:: Data provided ::

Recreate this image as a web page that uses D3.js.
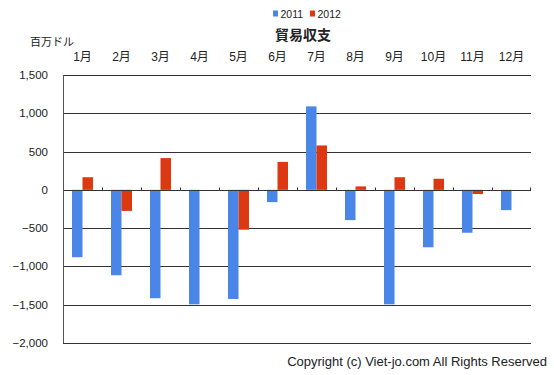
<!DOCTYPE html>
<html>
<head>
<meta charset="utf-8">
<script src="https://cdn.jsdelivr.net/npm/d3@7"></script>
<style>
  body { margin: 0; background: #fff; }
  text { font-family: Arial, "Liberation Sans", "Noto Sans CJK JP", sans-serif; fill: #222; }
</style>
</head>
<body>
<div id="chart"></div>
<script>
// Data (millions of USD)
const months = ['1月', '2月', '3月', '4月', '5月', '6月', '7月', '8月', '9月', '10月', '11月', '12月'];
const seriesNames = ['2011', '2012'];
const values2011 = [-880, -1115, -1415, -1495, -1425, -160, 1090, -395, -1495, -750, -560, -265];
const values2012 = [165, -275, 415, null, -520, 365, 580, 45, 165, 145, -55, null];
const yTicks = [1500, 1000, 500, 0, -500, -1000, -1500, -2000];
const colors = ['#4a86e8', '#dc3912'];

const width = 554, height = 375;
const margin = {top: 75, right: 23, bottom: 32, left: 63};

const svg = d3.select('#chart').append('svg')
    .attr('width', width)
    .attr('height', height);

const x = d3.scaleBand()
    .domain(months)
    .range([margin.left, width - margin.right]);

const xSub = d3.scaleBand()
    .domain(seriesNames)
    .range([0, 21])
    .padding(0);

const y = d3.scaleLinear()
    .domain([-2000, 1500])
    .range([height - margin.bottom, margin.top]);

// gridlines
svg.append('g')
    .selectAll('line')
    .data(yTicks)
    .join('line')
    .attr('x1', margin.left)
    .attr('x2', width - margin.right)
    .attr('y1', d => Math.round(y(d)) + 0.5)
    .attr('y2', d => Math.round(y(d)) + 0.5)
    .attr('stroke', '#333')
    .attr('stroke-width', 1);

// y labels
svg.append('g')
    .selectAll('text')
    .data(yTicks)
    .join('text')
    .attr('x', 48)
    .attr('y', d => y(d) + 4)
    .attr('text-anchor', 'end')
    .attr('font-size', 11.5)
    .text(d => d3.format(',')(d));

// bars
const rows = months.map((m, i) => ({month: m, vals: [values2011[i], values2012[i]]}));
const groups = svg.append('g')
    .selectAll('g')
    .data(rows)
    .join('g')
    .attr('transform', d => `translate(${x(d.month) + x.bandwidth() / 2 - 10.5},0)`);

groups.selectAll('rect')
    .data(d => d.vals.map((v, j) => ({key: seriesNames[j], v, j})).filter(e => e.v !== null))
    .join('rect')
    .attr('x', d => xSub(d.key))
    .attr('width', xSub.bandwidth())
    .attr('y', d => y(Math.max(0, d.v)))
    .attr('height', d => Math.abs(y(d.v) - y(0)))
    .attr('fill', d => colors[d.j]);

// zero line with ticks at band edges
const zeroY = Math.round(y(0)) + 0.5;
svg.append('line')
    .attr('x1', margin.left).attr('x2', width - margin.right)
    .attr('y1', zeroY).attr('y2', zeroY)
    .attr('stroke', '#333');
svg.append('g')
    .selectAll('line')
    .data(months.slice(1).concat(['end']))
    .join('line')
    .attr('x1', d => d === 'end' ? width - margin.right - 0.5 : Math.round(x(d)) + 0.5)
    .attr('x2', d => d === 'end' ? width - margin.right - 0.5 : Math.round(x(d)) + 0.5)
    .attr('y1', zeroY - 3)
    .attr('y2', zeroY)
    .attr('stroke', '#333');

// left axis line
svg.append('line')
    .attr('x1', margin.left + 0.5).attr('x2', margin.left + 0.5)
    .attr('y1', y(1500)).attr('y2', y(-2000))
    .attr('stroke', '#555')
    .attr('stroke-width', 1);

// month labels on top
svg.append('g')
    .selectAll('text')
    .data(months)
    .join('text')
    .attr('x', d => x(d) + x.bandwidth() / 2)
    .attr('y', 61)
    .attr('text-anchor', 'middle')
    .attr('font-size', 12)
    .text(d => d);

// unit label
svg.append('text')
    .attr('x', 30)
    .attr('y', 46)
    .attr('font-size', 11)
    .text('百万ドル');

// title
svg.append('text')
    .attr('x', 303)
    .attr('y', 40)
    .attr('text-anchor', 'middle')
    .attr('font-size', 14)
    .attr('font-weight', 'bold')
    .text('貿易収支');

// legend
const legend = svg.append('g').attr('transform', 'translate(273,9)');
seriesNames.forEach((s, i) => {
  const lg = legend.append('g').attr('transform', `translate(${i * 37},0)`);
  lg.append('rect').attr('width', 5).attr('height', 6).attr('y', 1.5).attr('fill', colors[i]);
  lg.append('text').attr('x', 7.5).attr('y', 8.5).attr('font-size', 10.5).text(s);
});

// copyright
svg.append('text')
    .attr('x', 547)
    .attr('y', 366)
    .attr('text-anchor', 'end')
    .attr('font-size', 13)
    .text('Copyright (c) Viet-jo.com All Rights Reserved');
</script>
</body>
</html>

:::

Extract the lines exactly, please: the first line of the listing, the line with "- margin.bottom, margin.top]);", and every line between them, but no pictures.

Expected answer>
Recreate this image as a web page that uses D3.js.
<!DOCTYPE html>
<html>
<head>
<meta charset="utf-8">
<script src="https://cdn.jsdelivr.net/npm/d3@7"></script>
<style>
  body { margin: 0; background: #fff; }
  text { font-family: Arial, "Liberation Sans", "Noto Sans CJK JP", sans-serif; fill: #222; }
</style>
</head>
<body>
<div id="chart"></div>
<script>
// Data (millions of USD)
const months = ['1月', '2月', '3月', '4月', '5月', '6月', '7月', '8月', '9月', '10月', '11月', '12月'];
const seriesNames = ['2011', '2012'];
const values2011 = [-880, -1115, -1415, -1495, -1425, -160, 1090, -395, -1495, -750, -560, -265];
const values2012 = [165, -275, 415, null, -520, 365, 580, 45, 165, 145, -55, null];
const yTicks = [1500, 1000, 500, 0, -500, -1000, -1500, -2000];
const colors = ['#4a86e8', '#dc3912'];

const width = 554, height = 375;
const margin = {top: 75, right: 23, bottom: 32, left: 63};

const svg = d3.select('#chart').append('svg')
    .attr('width', width)
    .attr('height', height);

const x = d3.scaleBand()
    .domain(months)
    .range([margin.left, width - margin.right]);

const xSub = d3.scaleBand()
    .domain(seriesNames)
    .range([0, 21])
    .padding(0);

const y = d3.scaleLinear()
    .domain([-2000, 1500])
    .range([height - margin.bottom, margin.top]);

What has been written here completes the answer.